But you're trading an extra potential maximum of 32 bits of data over the wire for more than that held in process memory for the duration of that span. That adds up quickly when there are potentially hundreds of thousands of concurrent spans. Process memory is a lot more scarce than bandwidth.

More concerning to me though is that we need a place to store any data like this which is held in-process for the span duration. I'm trying to get us away from storing the big bag of data that is SpanContext, but things like this further entangle it.

It's actually the opposite. It trades the memory that would otherwise be held in memory for every span because the data is buffered, to a single integer that is held only once for the whole segment. So this actually saves memory in-process, and also has the benefit of reducing bandwidth. You could argue it increases CPU usage a tiny bit by adding a subtraction, but that's minimal enough to justify the trade-off.

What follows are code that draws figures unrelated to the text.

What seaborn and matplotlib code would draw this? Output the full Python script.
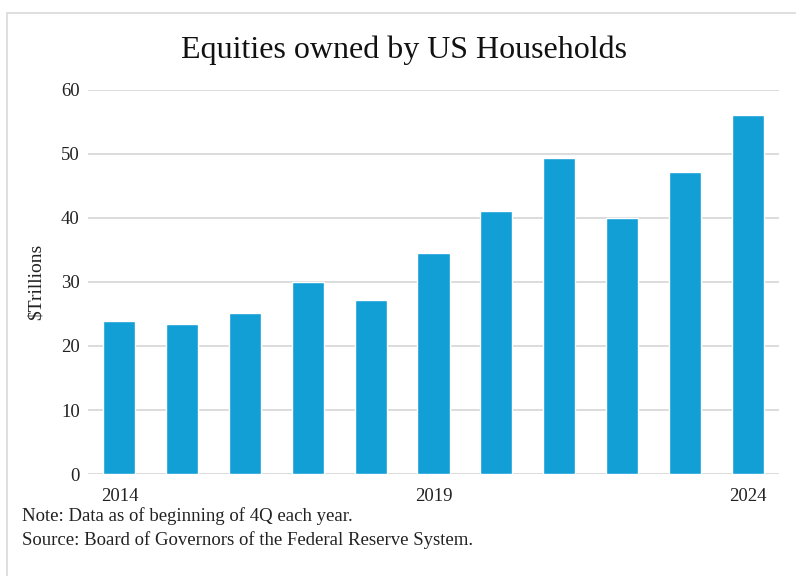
import pandas as pd
import matplotlib.pyplot as plt
import seaborn as sns
from matplotlib.patches import Rectangle

# dados (US$ trilhões, início do 4T)
anos = ['2014', '2015', '2016', '2017', '2018', '2019', '2020', '2021', '2022', '2023', '2024']
valores = [23.9, 23.4, 25.1, 30.0, 27.2, 34.5, 41.1, 49.4, 40.0, 47.1, 56.0]
rotulos_x = ['2014', '', '', '', '', '2019', '', '', '', '', '2024']
titulo = 'Equities owned by US Households'
nota = 'Note: Data as of beginning of 4Q each year.'
fonte = 'Source: Board of Governors of the Federal Reserve System.'

sns.set_theme(style="white")
plt.rcParams['font.family'] = ['Liberation Serif', 'DejaVu Serif']

df = pd.DataFrame({'ano': anos, 'valor': valores})

fig = plt.figure(figsize=(7.96, 5.76), dpi=100)
ax = fig.add_axes([0.1106, 0.177, 0.868, 0.667])

sns.barplot(data=df, x='ano', y='valor', color='#129fd6', saturation=1,
            width=0.51, ax=ax, zorder=3)

ax.set_ylim(0, 60)
ax.set_yticks(range(0, 61, 10))
ax.set_xlim(-0.5, len(anos) - 0.5)
ax.set_xticks(range(len(anos)))
ax.set_xticklabels(rotulos_x)
ax.grid(axis='y', color='#d9d9d9', linewidth=1.3, zorder=0)
for s in ax.spines.values():
    s.set_visible(False)
ax.tick_params(axis='both', length=0, labelsize=13.5, colors='#222222')
ax.tick_params(axis='x', pad=10)
ax.tick_params(axis='y', pad=6)
ax.set_xlabel('')
ax.set_ylabel('$Trillions', fontsize=14, color='#222222', labelpad=12)

fig.text(0.508, 0.912, titulo, ha='center', va='center', fontsize=23, color='#111111')
fig.text(0.028, 0.104, nota, ha='left', va='center', fontsize=13.5, color='#222222')
fig.text(0.028, 0.062, fonte, ha='left', va='center', fontsize=13.5, color='#222222')

# moldura clara em volta do gráfico
fig.patches.append(Rectangle((0.009, -0.01), 1.5, 0.987, transform=fig.transFigure,
                             fill=False, edgecolor='#d9d9d9', linewidth=1.2))

fig.savefig('out.png', dpi=100)
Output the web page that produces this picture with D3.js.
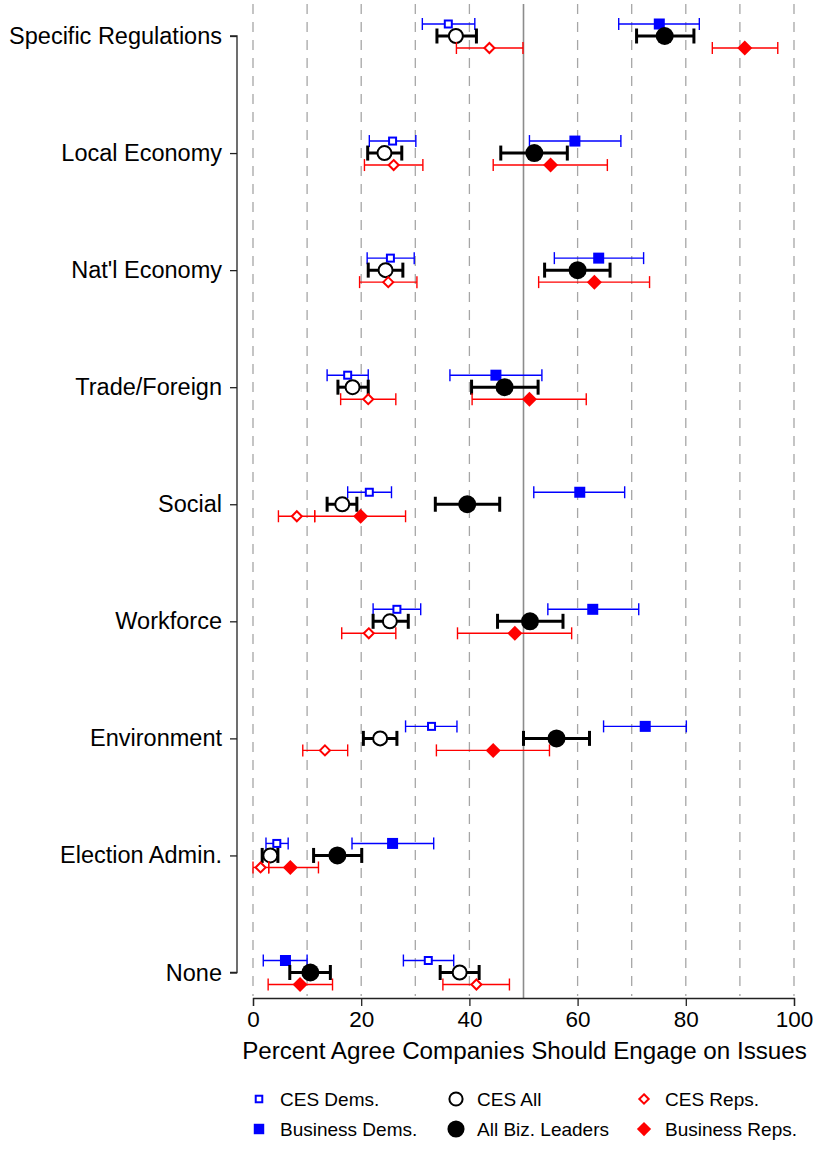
<!DOCTYPE html>
<html>
<head>
<meta charset="utf-8">
<script src="https://cdn.jsdelivr.net/npm/d3@7/dist/d3.min.js"></script>
<style>
  html, body { margin: 0; padding: 0; background: #fff; }
  svg { display: block; font-family: "Liberation Sans", Arial, sans-serif; }
</style>
</head>
<body>
<svg id="chart" width="817" height="1151"></svg>
<script>
// Issue categories, top to bottom
const categories = ["Specific Regulations", "Local Economy", "Nat'l Economy", "Trade/Foreign",
  "Social", "Workforce", "Environment", "Election Admin.", "None"];

// Point estimates and 95% intervals (percent agreeing), one entry per category
const cesDemEst = [36.1, 25.8, 25.4, 17.5, 21.5, 26.6, 33.0, 4.4, 32.4];
const cesDemLo  = [31.3, 21.5, 21.1, 13.7, 17.5, 22.2, 28.2, 2.4, 27.8];
const cesDemHi  = [41.0, 30.1, 29.8, 21.3, 25.6, 31.0, 37.7, 6.5, 37.1];

const cesAllEst = [37.5, 24.3, 24.5, 18.4, 16.5, 25.3, 23.5, 3.2, 38.2];
const cesAllLo  = [34.0, 21.2, 21.3, 15.7, 13.7, 22.2, 20.4, 1.7, 34.6];
const cesAllHi  = [41.3, 27.5, 27.7, 21.3, 19.2, 28.7, 26.6, 4.6, 41.8];

const cesRepEst = [43.7, 26.0, 25.0, 21.3, 8.1, 21.4, 13.3, 1.4, 41.3];
const cesRepLo  = [37.6, 20.6, 19.7, 16.2, 4.7, 16.4, 9.2, 0.0, 35.1];
const cesRepHi  = [49.9, 31.4, 30.3, 26.4, 11.4, 26.4, 17.5, 2.9, 47.4];

const bizDemEst = [75.1, 59.5, 63.9, 44.9, 60.4, 62.8, 72.5, 25.8, 6.0];
const bizDemLo  = [67.6, 51.1, 55.7, 36.4, 51.9, 54.5, 64.8, 18.3, 1.9];
const bizDemHi  = [82.5, 68.0, 72.2, 53.4, 68.7, 71.3, 80.1, 33.4, 10.0];

const bizAllEst = [76.1, 52.0, 60.0, 46.5, 39.6, 51.2, 56.1, 15.6, 10.6];
const bizAllLo  = [70.9, 45.8, 53.9, 40.4, 33.7, 45.2, 50.0, 11.2, 6.8];
const bizAllHi  = [81.5, 58.1, 66.0, 52.7, 45.6, 57.3, 62.2, 20.1, 14.3];

const bizRepEst = [90.9, 55.0, 63.1, 51.1, 19.9, 48.4, 44.4, 6.9, 8.7];
const bizRepLo  = [84.9, 44.4, 52.8, 40.5, 11.4, 37.8, 33.9, 2.9, 2.8];
const bizRepHi  = [97.0, 65.5, 73.3, 61.6, 28.2, 58.9, 54.8, 12.1, 14.7];

const xTicks = [0, 20, 40, 60, 80, 100];
const xGrid = [0, 10, 20, 30, 40, 60, 70, 80, 90, 100];
const xMid = 50;

const BLUE = "#0000ff", RED = "#ff0000", BLACK = "#000000";

const series = [
  { name: "CES Dems.", est: cesDemEst, lo: cesDemLo, hi: cesDemHi, color: BLUE, off: -12,
    shape: "square", filled: false, size: 9, lw: 1.4, cap: 6 },
  { name: "CES All", est: cesAllEst, lo: cesAllLo, hi: cesAllHi, color: BLACK, off: 0,
    shape: "circle", filled: false, size: 16, lw: 3, cap: 7.5 },
  { name: "CES Reps.", est: cesRepEst, lo: cesRepLo, hi: cesRepHi, color: RED, off: 12,
    shape: "diamond", filled: false, size: 12, lw: 1.4, cap: 6 },
  { name: "Business Dems.", est: bizDemEst, lo: bizDemLo, hi: bizDemHi, color: BLUE, off: -12,
    shape: "square", filled: true, size: 11, lw: 1.4, cap: 6 },
  { name: "All Biz. Leaders", est: bizAllEst, lo: bizAllLo, hi: bizAllHi, color: BLACK, off: 0,
    shape: "circle", filled: true, size: 18, lw: 3, cap: 7.5 },
  { name: "Business Reps.", est: bizRepEst, lo: bizRepLo, hi: bizRepHi, color: RED, off: 12,
    shape: "diamond", filled: true, size: 15, lw: 1.4, cap: 6 }
];

const svg = d3.select("#chart");

const x = d3.scaleLinear().domain([0, 100]).range([253, 794]);
const y = d3.scalePoint().domain(categories).range([36, 972.5]);

const plotTop = 4, plotBottom = 998;

// Reference grid
svg.append("g").selectAll("line").data(xGrid).join("line")
  .attr("x1", d => x(d)).attr("x2", d => x(d))
  .attr("y1", plotTop).attr("y2", plotBottom - 2)
  .attr("stroke", "#a6a6a6").attr("stroke-width", 1.3)
  .attr("stroke-dasharray", "10,8");

svg.append("line")
  .attr("x1", x(xMid)).attr("x2", x(xMid))
  .attr("y1", plotTop).attr("y2", plotBottom)
  .attr("stroke", "#8c8c8c").attr("stroke-width", 1.6);

// Y axis with category labels
const yAxis = svg.append("g").attr("transform", "translate(237,0)")
  .call(d3.axisLeft(y).tickSize(7).tickPadding(8));
yAxis.select(".domain").attr("d", `M-7,${y.range()[0]}H0V${y.range()[1]}H-7`)
  .attr("stroke", "#222").attr("stroke-width", 1.3);
yAxis.selectAll(".tick line").attr("stroke", "#222").attr("stroke-width", 1.3);
yAxis.selectAll(".tick text").attr("font-size", 23.5).attr("fill", "#000")
  .attr("font-family", "'Liberation Sans', Arial, sans-serif");

// X axis
const xAxis = svg.append("g").attr("transform", `translate(0,${plotBottom})`)
  .call(d3.axisBottom(x).tickValues(xTicks).tickSize(8).tickPadding(5));
xAxis.select(".domain").attr("stroke", "#222").attr("stroke-width", 1.3);
xAxis.selectAll(".tick line").attr("stroke", "#222").attr("stroke-width", 1.3);
xAxis.selectAll(".tick text").attr("font-size", 22.5).attr("fill", "#000")
  .attr("font-family", "'Liberation Sans', Arial, sans-serif");

svg.append("text")
  .attr("x", (x(0) + x(100)) / 2 + 1).attr("y", 1059)
  .attr("text-anchor", "middle").attr("font-size", 24.2).attr("fill", "#000")
  .text("Percent Agree Companies Should Engage on Issues");

// Marker drawing helper
function marker(g, s, cx, cy, scale) {
  const k = scale || 1;
  const fill = s.filled ? s.color : "#fff";
  const sw = s.filled ? 0 : 2;
  if (s.shape === "circle") {
    g.append("circle").attr("cx", cx).attr("cy", cy).attr("r", s.size / 2 * k - sw / 2)
      .attr("fill", fill).attr("stroke", s.color).attr("stroke-width", sw);
  } else if (s.shape === "square") {
    const h = s.size * k;
    g.append("rect").attr("x", cx - h / 2 + sw / 2).attr("y", cy - h / 2 + sw / 2)
      .attr("width", h - sw).attr("height", h - sw)
      .attr("fill", fill).attr("stroke", s.color).attr("stroke-width", sw);
  } else {
    const r = s.size / 2 * k - sw / 2;
    g.append("path").attr("d", `M${cx},${cy - r}L${cx + r},${cy}L${cx},${cy + r}L${cx - r},${cy}Z`)
      .attr("fill", fill).attr("stroke", s.color).attr("stroke-width", sw);
  }
}

// Intervals then markers for each series
series.forEach(s => {
  const g = svg.append("g");
  categories.forEach((c, i) => {
    const cy = y(c) + s.off;
    const x0 = x(s.lo[i]), x1 = x(s.hi[i]);
    g.append("line").attr("x1", x0).attr("x2", x1).attr("y1", cy).attr("y2", cy)
      .attr("stroke", s.color).attr("stroke-width", s.lw);
    [x0, x1].forEach(xx => {
      g.append("line").attr("x1", xx).attr("x2", xx)
        .attr("y1", cy - s.cap).attr("y2", cy + s.cap)
        .attr("stroke", s.color).attr("stroke-width", s.lw);
    });
  });
  categories.forEach((c, i) => {
    marker(g, s, x(s.est[i]), y(c) + s.off);
  });
});

// Legend
const legendCols = [259, 456, 644];
const legendRows = [1099, 1129];
const lg = svg.append("g");
series.forEach((s, k) => {
  const col = k % 3, row = Math.floor(k / 3);
  const lx = legendCols[col], ly = legendRows[row];
  marker(lg, s, lx, ly, s.shape === "circle" ? 0.95 : 0.95);
  lg.append("text").attr("x", lx + 21).attr("y", ly).attr("dy", "0.35em")
    .attr("font-size", 19).attr("fill", "#000").text(s.name);
});
</script>
</body>
</html>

I'm not clear in what way this is reducing memory. We're still holding data in the SpanContext and therefore holding the SpanContext, are we not? So don't we still have the same problem with holding this big bag of data that we've always had? 😕

Qard · 2024-05-13T13:14:18Z

packages/dd-trace/src/collector/span.js

+
+let segmentId = 0
+
+class DatadogCollectorSpan extends DatadogSpan {


This sub-classing is rather difficult to follow. Can we not just put all this logic in-place in DatadogSpan and use channel.hasSubscribers to skip it? There's a lot of circular dependency between this and the parent class calling methods on this that makes it challenging to understand the flow. I feel like it'd be a lot easier to understand if it was done in the parent class instead, or even with plain functions called from the parent class. 🤔

The idea was to isolate the logic to a separate class instead of mixing it with the existing logic. I could instead just put all the code in the same place but it seemed like it would be even more confusing. I felt like keeping them separate also makes it more obvious what is shared versus what isn't.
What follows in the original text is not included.